Provided data >>
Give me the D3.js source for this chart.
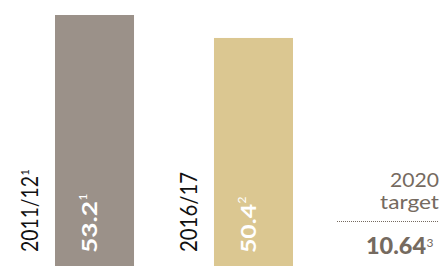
<!DOCTYPE html>
<html><head><meta charset="utf-8">
<script src="https://cdn.jsdelivr.net/npm/d3@7"></script>
<style>
html,body{margin:0;padding:0;background:#fff;}
svg{display:block;}
</style></head>
<body>
<svg id="c" width="443" height="266"></svg>
<script>
// Data
const categories = ["2011/12", "2016/17"];
const values = [53.2, 50.4];
const valueNotes = ["1", "2"];
const categoryNotes = ["1", ""];
const targetLabel = ["2020", "target"];
const targetValue = 10.64;
const targetNote = "3";

const colors = ["#9b9189", "#dbc791"];
const textGrey = "#756a60";
const font = "Lato, 'Open Sans', sans-serif";

const W = 443, H = 266;
const svg = d3.select("#c");

const x = d3.scaleBand().domain(categories).range([55, 293]).paddingInner(0.503).paddingOuter(0);
const y = d3.scaleLinear().domain([22.6, 53.2]).range([H, 15]);

// bars
svg.selectAll("rect.bar").data(categories).join("rect")
  .attr("class", "bar")
  .attr("x", d => x(d))
  .attr("y", (d, i) => y(values[i]))
  .attr("width", x.bandwidth())
  .attr("height", (d, i) => H - y(values[i]))
  .attr("fill", (d, i) => colors[i]);

// category labels (rotated)
const catLen = [76, 80];
categories.forEach((c, i) => {
  const bx = x(c) - 17;
  const g = svg.append("g").attr("transform", `translate(${bx},252) rotate(-90)`);
  g.append("text").attr("x", 0).attr("y", 0)
    .attr("font-family", font).attr("font-size", 23).attr("fill", "#111")
    .attr("textLength", catLen[i]).attr("lengthAdjust", "spacingAndGlyphs")
    .text(c);
  if (categoryNotes[i]) {
    g.append("text").attr("x", catLen[i] + 0.5).attr("y", -9)
      .attr("font-family", font).attr("font-size", 11).attr("fill", "#111")
      .text(categoryNotes[i]);
  }
});

// value labels inside bars (rotated)
const valLen = [52, 49];
categories.forEach((c, i) => {
  const bx = x(c) + 42;
  const g = svg.append("g").attr("transform", `translate(${bx},253) rotate(-90)`);
  g.append("text").attr("x", 0).attr("y", 0)
    .attr("font-family", font).attr("font-size", 21).attr("font-weight", "bold").attr("fill", "#fff")
    .attr("textLength", valLen[i]).attr("lengthAdjust", "spacingAndGlyphs")
    .text(values[i].toFixed(1));
  g.append("text").attr("x", valLen[i] + 0.5).attr("y", -10)
    .attr("font-family", font).attr("font-size", 12).attr("fill", "#fff")
    .text(valueNotes[i]);
});

// target block
svg.append("text").attr("x", 439).attr("y", 187).attr("text-anchor", "end")
  .attr("font-family", font).attr("font-size", 20).attr("fill", textGrey)
  .attr("textLength", 49).attr("lengthAdjust", "spacingAndGlyphs").text(targetLabel[0]);
svg.append("text").attr("x", 439).attr("y", 209).attr("text-anchor", "end")
  .attr("font-family", font).attr("font-size", 20).attr("fill", textGrey)
  .attr("textLength", 59).attr("lengthAdjust", "spacingAndGlyphs").text(targetLabel[1]);
svg.append("line").attr("x1", 337).attr("x2", 439).attr("y1", 221.5).attr("y2", 221.5)
  .attr("stroke", textGrey).attr("stroke-width", 1).attr("stroke-dasharray", "1,1");
svg.append("text").attr("x", 426).attr("y", 254).attr("text-anchor", "end")
  .attr("font-family", font).attr("font-size", 22).attr("font-weight", "900").attr("fill", textGrey)
  .attr("textLength", 60).attr("lengthAdjust", "spacingAndGlyphs")
  .text(targetValue.toFixed(2));
svg.append("text").attr("x", 426.5).attr("y", 247)
  .attr("font-family", font).attr("font-size", 12).attr("fill", textGrey).text(targetNote);
</script>
</body></html>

What this task involves >> Every line of the data above should be quoted exactly. Omit the pictures.

Full response >>
Give me the D3.js source for this chart.
<!DOCTYPE html>
<html><head><meta charset="utf-8">
<script src="https://cdn.jsdelivr.net/npm/d3@7"></script>
<style>
html,body{margin:0;padding:0;background:#fff;}
svg{display:block;}
</style></head>
<body>
<svg id="c" width="443" height="266"></svg>
<script>
// Data
const categories = ["2011/12", "2016/17"];
const values = [53.2, 50.4];
const valueNotes = ["1", "2"];
const categoryNotes = ["1", ""];
const targetLabel = ["2020", "target"];
const targetValue = 10.64;
const targetNote = "3";

const colors = ["#9b9189", "#dbc791"];
const textGrey = "#756a60";
const font = "Lato, 'Open Sans', sans-serif";

const W = 443, H = 266;
const svg = d3.select("#c");

const x = d3.scaleBand().domain(categories).range([55, 293]).paddingInner(0.503).paddingOuter(0);
const y = d3.scaleLinear().domain([22.6, 53.2]).range([H, 15]);

// bars
svg.selectAll("rect.bar").data(categories).join("rect")
  .attr("class", "bar")
  .attr("x", d => x(d))
  .attr("y", (d, i) => y(values[i]))
  .attr("width", x.bandwidth())
  .attr("height", (d, i) => H - y(values[i]))
  .attr("fill", (d, i) => colors[i]);

// category labels (rotated)
const catLen = [76, 80];
categories.forEach((c, i) => {
  const bx = x(c) - 17;
  const g = svg.append("g").attr("transform", `translate(${bx},252) rotate(-90)`);
  g.append("text").attr("x", 0).attr("y", 0)
    .attr("font-family", font).attr("font-size", 23).attr("fill", "#111")
    .attr("textLength", catLen[i]).attr("lengthAdjust", "spacingAndGlyphs")
    .text(c);
  if (categoryNotes[i]) {
    g.append("text").attr("x", catLen[i] + 0.5).attr("y", -9)
      .attr("font-family", font).attr("font-size", 11).attr("fill", "#111")
      .text(categoryNotes[i]);
  }
});

// value labels inside bars (rotated)
const valLen = [52, 49];
categories.forEach((c, i) => {
  const bx = x(c) + 42;
  const g = svg.append("g").attr("transform", `translate(${bx},253) rotate(-90)`);
  g.append("text").attr("x", 0).attr("y", 0)
    .attr("font-family", font).attr("font-size", 21).attr("font-weight", "bold").attr("fill", "#fff")
    .attr("textLength", valLen[i]).attr("lengthAdjust", "spacingAndGlyphs")
    .text(values[i].toFixed(1));
  g.append("text").attr("x", valLen[i] + 0.5).attr("y", -10)
    .attr("font-family", font).attr("font-size", 12).attr("fill", "#fff")
    .text(valueNotes[i]);
});

// target block
svg.append("text").attr("x", 439).attr("y", 187).attr("text-anchor", "end")
  .attr("font-family", font).attr("font-size", 20).attr("fill", textGrey)
  .attr("textLength", 49).attr("lengthAdjust", "spacingAndGlyphs").text(targetLabel[0]);
svg.append("text").attr("x", 439).attr("y", 209).attr("text-anchor", "end")
  .attr("font-family", font).attr("font-size", 20).attr("fill", textGrey)
  .attr("textLength", 59).attr("lengthAdjust", "spacingAndGlyphs").text(targetLabel[1]);
svg.append("line").attr("x1", 337).attr("x2", 439).attr("y1", 221.5).attr("y2", 221.5)
  .attr("stroke", textGrey).attr("stroke-width", 1).attr("stroke-dasharray", "1,1");
svg.append("text").attr("x", 426).attr("y", 254).attr("text-anchor", "end")
  .attr("font-family", font).attr("font-size", 22).attr("font-weight", "900").attr("fill", textGrey)
  .attr("textLength", 60).attr("lengthAdjust", "spacingAndGlyphs")
  .text(targetValue.toFixed(2));
svg.append("text").attr("x", 426.5).attr("y", 247)
  .attr("font-family", font).attr("font-size", 12).attr("fill", textGrey).text(targetNote);
</script>
</body></html>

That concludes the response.